Transcribe the listing that follows in full, omitting pictures.
◇ ◇ ◇
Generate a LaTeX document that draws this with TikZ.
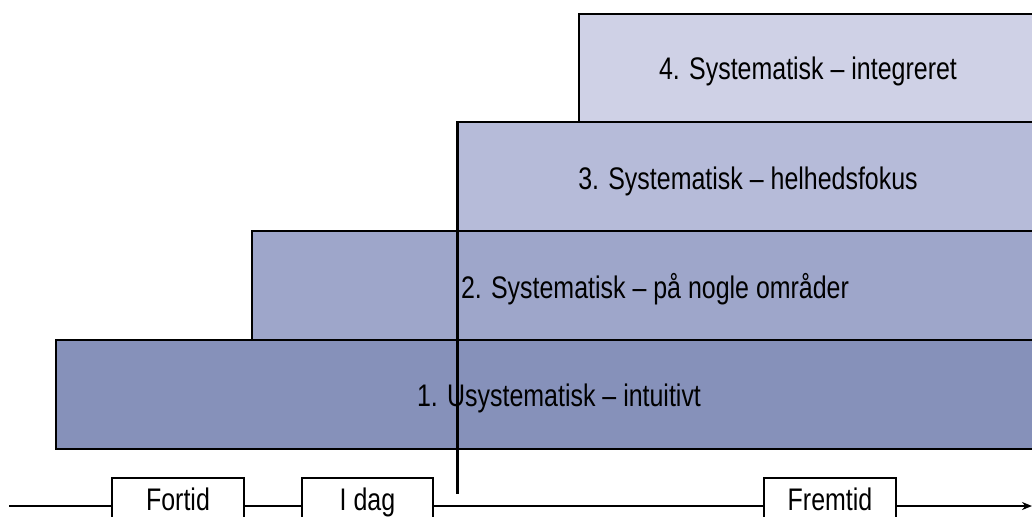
\documentclass[tikz,border=0pt]{standalone}
\usepackage{fontspec}
\setmainfont{Liberation Sans}[FakeStretch=0.8]
\usetikzlibrary{arrows.meta}
\definecolor{lvlA}{HTML}{8691BA}
\definecolor{lvlB}{HTML}{9EA6CA}
\definecolor{lvlC}{HTML}{B6BBD9}
\definecolor{lvlD}{HTML}{CFD1E6}
\tikzset{
  level/.style={draw=black, line width=1.2pt},
  lbl/.style={font=\fontsize{15.6}{18}\selectfont, inner sep=0pt},
  era/.style={draw=black, fill=white, line width=1.1pt},
  axis/.style={draw=black, line width=1.1pt},
}
\begin{document}
\begin{tikzpicture}[x=0.5pt, y=-0.5pt]
\useasboundingbox (0,0) rectangle (1032,516);
% stacked maturity levels, running off the right edge
\path[level, fill=lvlD] (579,14) rectangle (1060,122);
\path[level, fill=lvlC] (457,122) rectangle (1060,231);
\path[level, fill=lvlB] (252,231) rectangle (1060,340);
\path[level, fill=lvlA] (56,340) rectangle (1060,449);
\node[lbl, anchor=base] (l4) at (808,79) {4. Systematisk – integreret};
\node[lbl, anchor=base] (l3) at (748,189) {3. Systematisk – helhedsfokus};
\node[lbl, anchor=base] (l2) at (655,298) {2. Systematisk – på nogle områder};
\node[lbl, anchor=base] (l1) at (559,406) {1. Usystematisk – intuitivt};
% "today" marker
\coordinate (mtop) at (457.5,122);
\coordinate (mbot) at (457.5,494);
\draw[axis] (mtop) -- (mbot);
% time axis
\coordinate (ax0) at (9,506);
\coordinate (ax1) at (1032,506);
\path[era] (112,530) -- (112,478) -- (244,478) -- (244,530);
\path[era] (302,530) -- (302,478) -- (433,478) -- (433,530);
\path[era] (764,530) -- (764,478) -- (896,478) -- (896,530);
\node[lbl, anchor=base] (fortid) at (178,510) {Fortid};
\node[lbl, anchor=base] (idag) at (367.5,510) {I dag};
\node[lbl, anchor=base] (fremtid) at (830,510) {Fremtid};
\coordinate (f0) at (112,506);
\coordinate (f1) at (244,506);
\coordinate (d0) at (302,506);
\coordinate (d1) at (433,506);
\coordinate (r0) at (764,506);
\coordinate (r1) at (896,506);
\draw[axis] (ax0) -- (f0);
\draw[axis] (f1) -- (d0);
\draw[axis] (d1) -- (r0);
\draw[axis, -{Stealth[length=5pt, width=4pt]}] (r1) -- (ax1);
\end{tikzpicture}
\end{document}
◇ ◇ ◇
**REPLY**
Generate a LaTeX document that draws this with TikZ.
\documentclass[tikz,border=0pt]{standalone}
\usepackage{fontspec}
\setmainfont{Liberation Sans}[FakeStretch=0.8]
\usetikzlibrary{arrows.meta}
\definecolor{lvlA}{HTML}{8691BA}
\definecolor{lvlB}{HTML}{9EA6CA}
\definecolor{lvlC}{HTML}{B6BBD9}
\definecolor{lvlD}{HTML}{CFD1E6}
\tikzset{
  level/.style={draw=black, line width=1.2pt},
  lbl/.style={font=\fontsize{15.6}{18}\selectfont, inner sep=0pt},
  era/.style={draw=black, fill=white, line width=1.1pt},
  axis/.style={draw=black, line width=1.1pt},
}
\begin{document}
\begin{tikzpicture}[x=0.5pt, y=-0.5pt]
\useasboundingbox (0,0) rectangle (1032,516);
% stacked maturity levels, running off the right edge
\path[level, fill=lvlD] (579,14) rectangle (1060,122);
\path[level, fill=lvlC] (457,122) rectangle (1060,231);
\path[level, fill=lvlB] (252,231) rectangle (1060,340);
\path[level, fill=lvlA] (56,340) rectangle (1060,449);
\node[lbl, anchor=base] (l4) at (808,79) {4. Systematisk – integreret};
\node[lbl, anchor=base] (l3) at (748,189) {3. Systematisk – helhedsfokus};
\node[lbl, anchor=base] (l2) at (655,298) {2. Systematisk – på nogle områder};
\node[lbl, anchor=base] (l1) at (559,406) {1. Usystematisk – intuitivt};
% "today" marker
\coordinate (mtop) at (457.5,122);
\coordinate (mbot) at (457.5,494);
\draw[axis] (mtop) -- (mbot);
% time axis
\coordinate (ax0) at (9,506);
\coordinate (ax1) at (1032,506);
\path[era] (112,530) -- (112,478) -- (244,478) -- (244,530);
\path[era] (302,530) -- (302,478) -- (433,478) -- (433,530);
\path[era] (764,530) -- (764,478) -- (896,478) -- (896,530);
\node[lbl, anchor=base] (fortid) at (178,510) {Fortid};
\node[lbl, anchor=base] (idag) at (367.5,510) {I dag};
\node[lbl, anchor=base] (fremtid) at (830,510) {Fremtid};
\coordinate (f0) at (112,506);
\coordinate (f1) at (244,506);
\coordinate (d0) at (302,506);
\coordinate (d1) at (433,506);
\coordinate (r0) at (764,506);
\coordinate (r1) at (896,506);
\draw[axis] (ax0) -- (f0);
\draw[axis] (f1) -- (d0);
\draw[axis] (d1) -- (r0);
\draw[axis, -{Stealth[length=5pt, width=4pt]}] (r1) -- (ax1);
\end{tikzpicture}
\end{document}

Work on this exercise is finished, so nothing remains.